The campground consists of several alphabetically labelled loops. Each loop is a unique having different services available and varying degrees of tree cover. We prefer Loops C which has larger, well-treed sites spread further apart giving a bit more privacy as well as exploration acreage for kids. Ours have discovered “mystery balls”, the detritous left by air gun owners (don’t ask…it’s Alberta) and happily spend even more hours trying to find these colourful little plastic pellets.

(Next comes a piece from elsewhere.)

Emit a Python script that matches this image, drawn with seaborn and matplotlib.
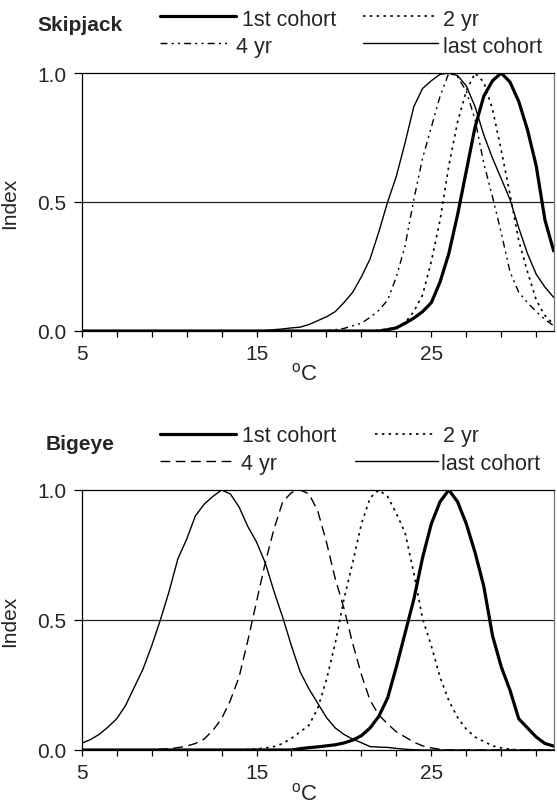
import numpy as np
import pandas as pd
import matplotlib
matplotlib.use("Agg")
import matplotlib.pyplot as plt
from matplotlib.lines import Line2D
import seaborn as sns

# ---------------- data ----------------
temps = np.arange(5.0, 32.01, 0.5)   # temperature grid (°C)
cohorts = ["1st cohort", "2 yr", "4 yr", "last cohort"]

skj_first = [0, 0, 0, 0, 0, 0, 0, 0, 0, 0, 0, 0, 0, 0, 0, 0, 0, 0, 0, 0,
             0, 0, 0, 0, 0, 0, 0, 0, 0, 0, 0, 0, 0, 0, 0,
             0.005, 0.012, 0.03, 0.05, 0.075, 0.11, 0.19, 0.30, 0.45, 0.62,
             0.79, 0.91, 0.97, 1.0, 0.965, 0.89, 0.78, 0.64, 0.43, 0.31]
skj_2yr = [0, 0, 0, 0, 0, 0, 0, 0, 0, 0, 0, 0, 0, 0, 0, 0, 0, 0, 0, 0,
           0, 0, 0, 0, 0, 0, 0, 0, 0, 0, 0, 0, 0, 0,
           0.003, 0.008, 0.015, 0.033, 0.075, 0.14, 0.27, 0.43, 0.64, 0.81,
           0.93, 1.0, 0.965, 0.86, 0.70, 0.53, 0.35, 0.23, 0.12, 0.06, 0.025]
skj_4yr = [0, 0, 0, 0, 0, 0, 0, 0, 0, 0, 0, 0, 0, 0, 0, 0, 0, 0, 0, 0,
           0, 0, 0, 0, 0, 0, 0, 0,
           0.002, 0.005, 0.01, 0.02, 0.03, 0.053, 0.08, 0.12, 0.21, 0.33,
           0.51, 0.67, 0.79, 0.91, 1.0, 0.985, 0.93, 0.82, 0.65, 0.52,
           0.38, 0.23, 0.15, 0.11, 0.075, 0.045, 0.02]
skj_last = [0, 0, 0, 0, 0, 0, 0, 0, 0, 0, 0, 0, 0, 0, 0, 0, 0, 0, 0, 0, 0,
            0.002, 0.005, 0.008, 0.012, 0.015, 0.025, 0.04, 0.055, 0.075, 0.11,
            0.15, 0.21, 0.28, 0.385, 0.5, 0.6, 0.73, 0.87, 0.94, 0.97,
            0.995, 1.0, 0.99, 0.95, 0.87, 0.76, 0.67, 0.59, 0.51, 0.4,
            0.3, 0.22, 0.17, 0.13]

bet_first = [0, 0, 0, 0, 0, 0, 0, 0, 0, 0, 0, 0, 0, 0, 0, 0, 0, 0, 0, 0,
             0, 0, 0, 0, 0,
             0.005, 0.009, 0.012, 0.016, 0.02, 0.027, 0.038, 0.055, 0.085, 0.13,
             0.2, 0.32, 0.45, 0.58, 0.74, 0.87, 0.955, 1.0, 0.955, 0.87,
             0.76, 0.63, 0.44, 0.32, 0.23, 0.12, 0.085, 0.05, 0.025, 0.015]
bet_2yr = [0, 0, 0, 0, 0, 0, 0, 0, 0, 0, 0, 0, 0, 0, 0, 0, 0, 0, 0,
           0.002, 0.004, 0.008, 0.013, 0.025, 0.045, 0.07, 0.095, 0.16, 0.27,
           0.41, 0.58, 0.72, 0.87, 0.97, 1.0, 0.975, 0.91, 0.835, 0.68,
           0.505, 0.40, 0.28, 0.19, 0.125, 0.08, 0.05, 0.033, 0.016, 0.008,
           0.003, 0, 0, 0, 0, 0]
bet_4yr = [0, 0, 0, 0, 0, 0, 0, 0, 0,
           0.003, 0.005, 0.009, 0.015, 0.025, 0.042, 0.075, 0.12, 0.19, 0.28,
           0.42, 0.57, 0.72, 0.85, 0.955, 0.99, 1.0, 0.985, 0.92, 0.80,
           0.66, 0.545, 0.41, 0.29, 0.19, 0.135, 0.10, 0.07, 0.05, 0.03,
           0.016, 0.008, 0.003, 0, 0, 0, 0, 0, 0, 0, 0, 0, 0, 0, 0, 0]
bet_last = [0.026, 0.04, 0.06, 0.088, 0.12, 0.17, 0.24, 0.31, 0.40, 0.50,
            0.61, 0.735, 0.81, 0.9, 0.945, 0.975, 1.0, 0.985, 0.935, 0.86,
            0.8, 0.72, 0.61, 0.51, 0.40, 0.30, 0.235, 0.18, 0.125, 0.085,
            0.06, 0.042, 0.028, 0.013, 0.011, 0.01, 0.006, 0.003, 0.001,
            0, 0, 0, 0, 0, 0, 0, 0, 0, 0, 0, 0, 0, 0, 0, 0]

species = ["Skipjack", "Bigeye"]
xtick_vals = [5, 7, 9, 11, 13, 15, 17, 19, 21, 23, 25, 27, 29, 31]
xtick_labels = ["5", "", "", "", "", "15", "", "", "", "", "25", "", "", ""]
ytick_vals = [0.0, 0.5, 1.0]
ytick_labels = ["0.0", "0.5", "1.0"]


def long_df(series):
    frames = []
    for name, vals in zip(cohorts, series):
        frames.append(pd.DataFrame({"T": temps, "Index": vals, "cohort": name}))
    return pd.concat(frames, ignore_index=True)


# ---------------- style ----------------
sns.set_theme(style="white")
plt.rcParams["font.family"] = ["Liberation Sans", "DejaVu Sans"]
plt.rcParams["mathtext.fontset"] = "custom"
plt.rcParams["mathtext.rm"] = "Liberation Sans"
FS = 15
LFS = 15.5

W, H = 557, 804
fig = plt.figure(figsize=(W / 100, H / 100), dpi=100)
fig.patch.set_facecolor("white")


def fx(px):
    return px / W


def fy(py):
    return 1 - py / H


L, R = 81.7, 553.7
panels = [
    dict(top=74, bot=332, series=[skj_first, skj_2yr, skj_4yr, skj_last],
         four=(0, (5, 3, 1.5, 3, 1.5, 3)), name=species[0], xlab_base=380,
         name_xy=(37, 31), row_y=(17, 44), row_base=(26, 53),
         lines=[(159.6, 235.8), (363, 434), (159.6, 227), (363, 438)],
         texts=[242, 443, 236, 443]),
    dict(top=491, bot=751, series=[bet_first, bet_2yr, bet_4yr, bet_last],
         four=(0, (7, 4)), name=species[1], xlab_base=800,
         name_xy=(46, 450), row_y=(435, 462), row_base=(442, 470),
         lines=[(159.6, 235.8), (375, 434), (159.6, 234), (354.5, 438)],
         texts=[242, 443, 241, 441]),
]

for p in panels:
    ax = fig.add_axes([fx(L), fy(p["bot"]), fx(R) - fx(L), (p["bot"] - p["top"]) / H])
    df = long_df(p["series"])
    dashes = {"1st cohort": "", "2 yr": (1.5, 2.6),
              "4 yr": p["four"][1], "last cohort": ""}
    sizes = {"1st cohort": 2.3, "2 yr": 1.2, "4 yr": 1.0, "last cohort": 1.0}
    sns.lineplot(data=df, x="T", y="Index", hue="cohort",
                 palette=["black"] * 4, hue_order=cohorts,
                 style="cohort", style_order=cohorts, dashes=dashes,
                 size="cohort", size_order=cohorts, sizes=sizes,
                 estimator=None, sort=False, legend=False, ax=ax, clip_on=True)
    ax.axhline(0.5, color="#222222", lw=0.9, zorder=0)
    ax.set_xlim(5, 32)
    ax.set_ylim(0, 1)
    ax.set_xticks(xtick_vals)
    ax.set_xticklabels(xtick_labels)
    ax.set_yticks(ytick_vals)
    ax.set_yticklabels(ytick_labels)
    ax.tick_params(axis="x", direction="out", length=4.3, width=0.9,
                   color="black", labelsize=FS, pad=5, bottom=True)
    ax.tick_params(axis="y", direction="out", length=5.8, width=0.9,
                   color="black", labelsize=FS, pad=5, left=True)
    for side, sp in ax.spines.items():
        sp.set_visible(True)
        sp.set_color("black" if side != "right" else "#777777")
        sp.set_linewidth(0.9)
    ax.set_facecolor("white")
    ax.set_xlabel(r"$^{\mathrm{o}}$C", fontsize=FS + 1)
    ax.set_ylabel("Index", fontsize=FS)
    ax.xaxis.label.set_va("baseline")
    ax.xaxis.set_label_coords((304 - L) / (R - L),
                              -(p["xlab_base"] - p["bot"]) / (p["bot"] - p["top"]))
    ax.yaxis.set_label_coords(-(L - 19) / (R - L), 0.5)

    # legend drawn manually to mimic the original layout
    styles = [dict(lw=2.3, ls="-"), dict(lw=1.2, ls=(0, (1.5, 2.6))),
              dict(lw=1.0, ls=p["four"]), dict(lw=1.0, ls="-")]
    rows = [0, 0, 1, 1]
    for i, name in enumerate(cohorts):
        x0, x1 = p["lines"][i]
        y = p["row_y"][rows[i]]
        fig.add_artist(Line2D([fx(x0), fx(x1)], [fy(y), fy(y)], color="black",
                              transform=fig.transFigure, **styles[i]))
        fig.text(fx(p["texts"][i]), fy(p["row_base"][rows[i]]), name,
                 fontsize=LFS, ha="left", va="baseline")
    fig.text(fx(p["name_xy"][0]), fy(p["name_xy"][1]), p["name"],
             fontsize=FS, fontweight="bold", ha="left", va="baseline")

fig.savefig("out.png", dpi=100, facecolor="white")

As mentioned, the sites in this loop are big, nicely separated, and have large, flat gravel beds upon which to set up your RV. Each site has a firepit and flush toilets are sprinkled conveniently throughout the loop. These little bathrooms are also heated which is appreciated during beer-induced pee breaks on cold nights. In the mountains, that’s pretty much every night. There are hot, pay showers as well but only at the main office or select washrooms throughout the park.

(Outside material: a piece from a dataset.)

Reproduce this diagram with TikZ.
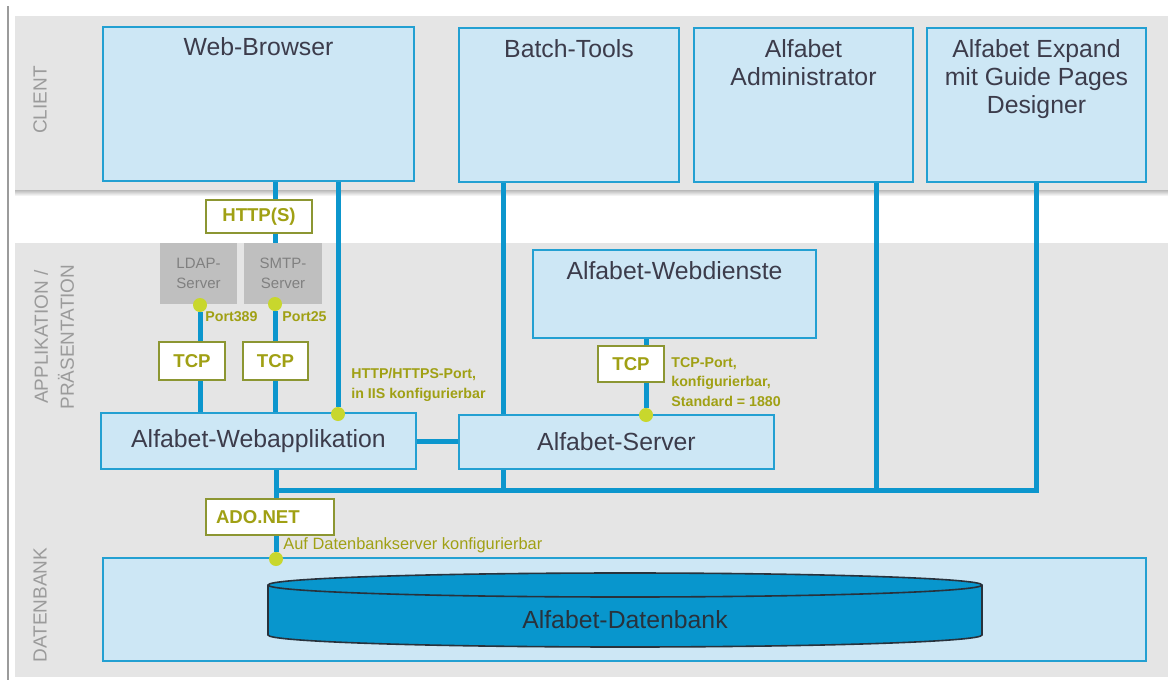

There is wi-fi available but it is very hit or miss for reception. You’ll have a hard time using it from your campsite unless it’s located close to the main office. And that’s assuming its functioning at all. Several times we’ve been camping there and the entire system is down and repairs don’t happen quickly. Conversely, cell reception is decent here depending on provider so you won’t be isolated from “life”. Your opinion on the benefits of that may vary.
The campground is very popular due to its surroundings and close proximity to the ever-sprawling city of Calgary. Reservations can be made 90 days ahead of arrival date and you’d best be on the computer or phone the second booking opens to get a site. This is especially true during the core camping season of June through August. Shoulder season offers easier reservation availability. Tardiness on booking will leave you disappointed especially if you have specific sites you prefer to camp in.
I recommend Mount Kidd for anyone looking to camp in a wilderness setting while maintaining some services. I give Mount Kidd RV Park 4 Baby Dill Pickles out of 5. We love our annual pilgrimage to this campground. The kids love the river exploring we do and we enjoy the forested experience of camping in Loop C. It may cost a little more and cancellation penalties are steep, but for the convenience and proximity to our home it’s a small premium worth every penny in my opinion.
Oh, and no trains! Mount Kidd is south of the major Rocky Mountain transportation corridor so you don’t need to worry about the damn trains waking you up through the night. That’s worth a few extra bucks alone.
It’s a shame the engineering efforts for the new golf course have disrupted the natural beauty of Evan-Thomas Creek. It won’t prevent us from enjoying Mount Kidd in the future, but it certainly has taking a bit of the shine off the place for us. The unceasing march of development knows no bounds.